Atlanta – Strategies for preventing worker suicide are needed, researchers from the Centers for Disease Control and Prevention claim in a new report detailing the rates of self-inflicted death among U.S. workers.
Researchers examined more than 12,000 suicides reported in 17 states in 2012 from the National Violent Death Reporting System. They found that farming, fishing and forestry workers had the highest suicide rate at 84.5 per 100,000 workers, followed by workers in construction and extraction (53.3) and installation, maintenance and repair (47.9).
Among men, workers in farming, fishing and forestry again had the highest rate (90.5). For women, the highest rate was among those employed in protective services (14.1).
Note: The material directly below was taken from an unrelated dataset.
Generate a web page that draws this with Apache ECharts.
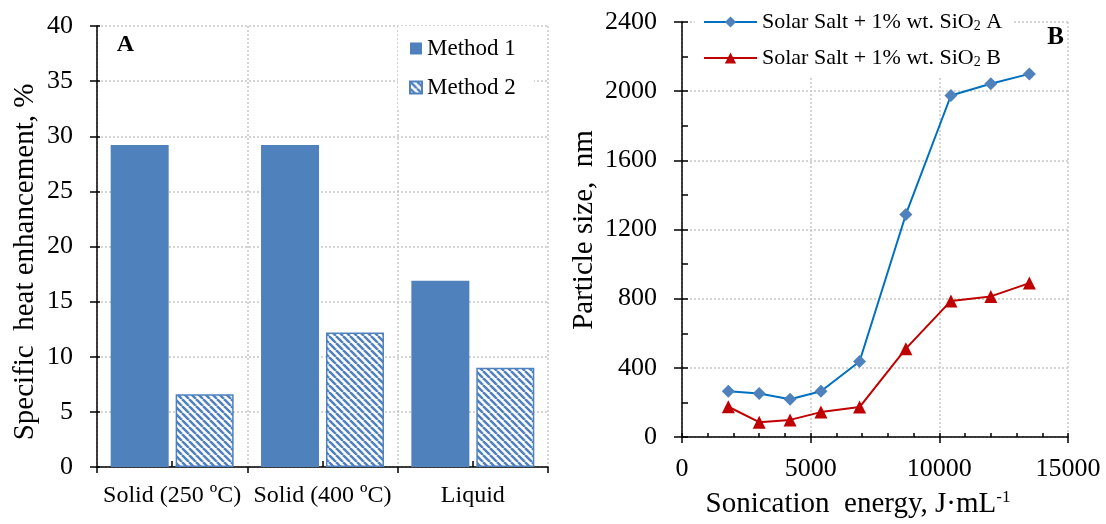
<!DOCTYPE html>
<html>
<head>
<meta charset="utf-8">
<script src="https://cdn.jsdelivr.net/npm/echarts@6/dist/echarts.min.js"></script>
<style>
  html, body { margin: 0; padding: 0; background: #fff; }
  #chart { width: 1106px; height: 524px; }
</style>
</head>
<body>
<div id="chart"></div>
<script>
// panel A
var categories = ['Solid (250 ºC)', 'Solid (400 ºC)', 'Liquid']
var method1 = [29.2, 29.2, 16.9]
var method2 = [6.6, 12.2, 9.0]
// panel B
var energy = [1800, 3000, 4200, 5400, 6900, 8700, 10450, 12000, 13500]
var sizeA = [265, 251, 218, 265, 437, 1287, 1975, 2043, 2100]
var sizeB = [175, 86, 99, 144, 173, 511, 787, 813, 890]
var nameA = 'Solar Salt + 1% wt. SiO2 A'
var nameB = 'Solar Salt + 1% wt. SiO2 B'

var FONT = '"Liberation Serif", "Times New Roman", serif'
var BLUE = '#4F81BD'
var gridLine = { show: true, lineStyle: { color: '#c8c8c8', width: 1.5, type: [2, 2] } }
var axLine = { show: true, lineStyle: { color: '#000', width: 1.5 } }
var tickLine = { color: '#000', width: 1.5 }
var plain = function (v) { return String(v) }

// hatch fill for Method 2
function hatch () {
  var s = 7
  var c = document.createElement('canvas')
  c.width = s
  c.height = s
  var g = c.getContext('2d')
  g.fillStyle = '#fff'
  g.fillRect(0, 0, s, s)
  g.strokeStyle = BLUE
  g.lineWidth = 2.5
  ;[-s, 0, s].forEach(function (k) {
    g.beginPath()
    g.moveTo(k, 0)
    g.lineTo(k + s, s)
    g.stroke()
  })
  return c
}

function pairs (xs, ys) {
  return xs.map(function (x, i) { return [x, ys[i]] })
}

var chart = echarts.init(document.getElementById('chart'))
chart.setOption({
  animation: false,
  backgroundColor: '#fff',
  textStyle: { fontFamily: FONT },
  grid: [
    { left: 97, top: 26, width: 451, height: 441, outerBoundsMode: 'none' },
    { left: 682, top: 22, width: 386, height: 415, outerBoundsMode: 'none' }
  ],
  legend: [
    {
      data: ['Method 1', 'Method 2'],
      orient: 'vertical',
      left: 398,
      top: 26,
      padding: [11, 18, 10, 11],
      backgroundColor: '#fff',
      icon: 'rect',
      itemWidth: 12,
      itemHeight: 12,
      itemGap: 16,
      textStyle: { fontFamily: FONT, fontSize: 23, lineHeight: 23, color: '#000' }
    },
    {
      data: [nameA, nameB],
      orient: 'vertical',
      left: 695,
      top: 5,
      padding: [6, 10, 8, 8],
      backgroundColor: '#fff',
      itemWidth: 53,
      itemHeight: 14,
      itemGap: 14,
      formatter: function (n) {
        return '{t|' + n.slice(0, -3) + '}{s|2}{t| ' + n.slice(-1) + '}'
      },
      textStyle: {
        fontFamily: FONT,
        color: '#000',
        rich: {
          t: { fontFamily: FONT, fontSize: 22, lineHeight: 22, color: '#000', verticalAlign: 'bottom' },
          s: { fontFamily: FONT, fontSize: 14, lineHeight: 14, color: '#000', verticalAlign: 'bottom' }
        }
      }
    }
  ],
  xAxis: [
    {
      gridIndex: 0, type: 'category', data: categories, position: 'bottom',
      axisLine: axLine,
      axisTick: { show: true, length: 6, lineStyle: tickLine },
      axisLabel: { interval: 0, margin: 17, fontSize: 24, color: '#000', fontFamily: FONT },
      splitLine: gridLine
    },
    {
      gridIndex: 0, type: 'category', data: categories, position: 'bottom',
      axisLine: { show: false },
      axisTick: { show: true, alignWithLabel: true, inside: true, length: 6, lineStyle: tickLine },
      axisLabel: { show: false },
      splitLine: { show: false }
    },
    {
      gridIndex: 1, type: 'value', min: 0, max: 15000, interval: 5000, position: 'bottom',
      axisLine: axLine,
      axisTick: { show: true, length: 6, lineStyle: tickLine },
      axisLabel: { margin: 19, fontSize: 26, color: '#000', fontFamily: FONT, formatter: plain },
      splitLine: gridLine
    },
    {
      gridIndex: 1, type: 'value', min: 0, max: 15000, interval: 1000, position: 'bottom',
      axisLine: { show: false },
      axisTick: { show: true, inside: true, length: 4, lineStyle: tickLine },
      axisLabel: { show: false },
      splitLine: { show: false }
    }
  ],
  yAxis: [
    {
      gridIndex: 0, type: 'value', min: 0, max: 40, interval: 5, position: 'left',
      axisLine: axLine,
      axisTick: { show: true, length: 7, lineStyle: tickLine },
      axisLabel: { margin: 24, fontSize: 26, color: '#000', fontFamily: FONT, formatter: plain },
      splitLine: gridLine
    },
    {
      gridIndex: 0, type: 'value', min: 0, max: 40, interval: 5, position: 'left',
      axisLine: { show: false },
      axisTick: { show: true, inside: true, length: 3, lineStyle: tickLine },
      axisLabel: { show: false },
      splitLine: { show: false }
    },
    {
      gridIndex: 1, type: 'value', min: 0, max: 2400, interval: 400, position: 'left',
      axisLine: axLine,
      axisTick: { show: true, length: 8, lineStyle: tickLine },
      axisLabel: { margin: 25, fontSize: 26, color: '#000', fontFamily: FONT, formatter: plain },
      splitLine: gridLine
    },
    {
      gridIndex: 1, type: 'value', min: 0, max: 2400, interval: 200, position: 'left',
      axisLine: { show: false },
      axisTick: { show: true, inside: true, length: 6, lineStyle: tickLine },
      axisLabel: { show: false },
      splitLine: { show: false }
    }
  ],
  series: [
    {
      name: 'Method 1', type: 'bar', xAxisIndex: 0, yAxisIndex: 0,
      data: method1, barWidth: 58, barGap: '12%',
      itemStyle: { color: BLUE }
    },
    {
      name: 'Method 2', type: 'bar', xAxisIndex: 0, yAxisIndex: 0,
      data: method2, barWidth: 58,
      itemStyle: { color: { image: hatch(), repeat: 'repeat' }, borderColor: BLUE, borderWidth: 1.5 }
    },
    {
      name: nameA, type: 'line', xAxisIndex: 2, yAxisIndex: 2,
      data: pairs(energy, sizeA),
      symbol: 'diamond', symbolSize: 13,
      lineStyle: { color: '#0070C0', width: 2 },
      itemStyle: { color: BLUE }
    },
    {
      name: nameB, type: 'line', xAxisIndex: 2, yAxisIndex: 2,
      data: pairs(energy, sizeB),
      symbol: 'triangle', symbolSize: 13,
      lineStyle: { color: '#C00000', width: 2 },
      itemStyle: { color: '#C00000' }
    }
  ],
  graphic: [
    { type: 'text', x: 125.5, y: 45, style: { text: 'A', fontFamily: FONT, fontSize: 24, fontWeight: 'bold', fill: '#000', align: 'center', verticalAlign: 'middle' } },
    { type: 'text', x: 1055.5, y: 38, style: { text: 'B', fontFamily: FONT, fontSize: 25, fontWeight: 'bold', fill: '#000', align: 'center', verticalAlign: 'middle' } },
    { type: 'text', x: 25, y: 262, rotation: Math.PI / 2, style: { text: 'Specific  heat enhancement, %', fontFamily: FONT, fontSize: 29, fill: '#000', align: 'center', verticalAlign: 'middle' } },
    { type: 'text', x: 584, y: 230, rotation: Math.PI / 2, style: { text: 'Particle size,  nm', fontFamily: FONT, fontSize: 29, fill: '#000', align: 'center', verticalAlign: 'middle' } },
    {
      type: 'text', x: 858, y: 504,
      style: {
        text: '{a|Sonication  energy, J·mL}{b|-1}',
        align: 'center', verticalAlign: 'middle',
        rich: {
          a: { fontFamily: FONT, fontSize: 29, lineHeight: 30, fill: '#000', color: '#000' },
          b: { fontFamily: FONT, fontSize: 17, lineHeight: 18, fill: '#000', color: '#000', verticalAlign: 'top' }
        }
      }
    }
  ]
})
</script>
</body>
</html>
Researchers cited a number of possible reasons for higher suicide rates in certain occupational groups, including job-related isolation and demands, stressful work environments, and work-home imbalance, as well as socioeconomic inequities such as lower income, lower education level and lack of access to health services. They also pointed to farmworker exposure to pesticides – as well as long-term exposure to neurotoxic solvents among installation, maintenance and repair workers – as potential factors.
Workplace prevention strategies recommended by the researchers include wellness programs that offer education and training on recognizing warning signs, mental health screenings, and ensuring workers are aware of the National Suicide Prevention Lifeline.
The study was published in the July 1 issue of CDC’s Morbidity and Mortality Weekly Report.